This Wednesday, May 15, 2013, photo, shows frozen yogurt machines at the Walgreens flagship store in the Empire State Building, in New York .The nation’s major drugstore chains are opening more in-store clinics in response to the massive U.S. health care overhaul, which is expected to add about 25 million newly insured people who will need medical care and prescriptions, as well as offering more services as a way to boost revenue in the face of competition from stores like Safeway and Wal-Mart. (AP Photo/Mark Lennihan)
At some Walgreen stores, there are health clinics staffed by nurse practitioners, cafes that sell barista-prepared coffee and Eyebrow Bars where trained professionals groom unruly facial hair.
Oh, and pharmacists fill prescriptions, too.
The nation’s major drugstore chains are moving beyond simply doling out drugs and Kleenex. They’re opening more in-store clinics and offering more health care products in part to serve an aging population that will need more care.
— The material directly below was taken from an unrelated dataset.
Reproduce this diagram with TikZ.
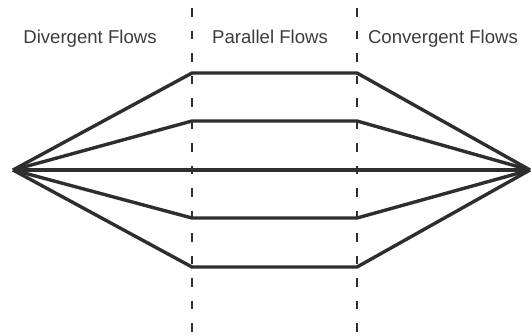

It’s also a response to the massive U.S. health care overhaul, which is expected to add about 25 million newly insured people who will need medical care and prescriptions. And drugstores are offering more services as a way to boost revenue in the face of competition from retailers like Safeway and Wal-Mart that have added in-store pharmacies.
Beth Stiller, a divisional vice president at Walgreen, the nation’s largest drugstore chain, said the changes are necessary because time-pressed customers have come to expect that they will be able to do more than just fill a prescription at drugstores.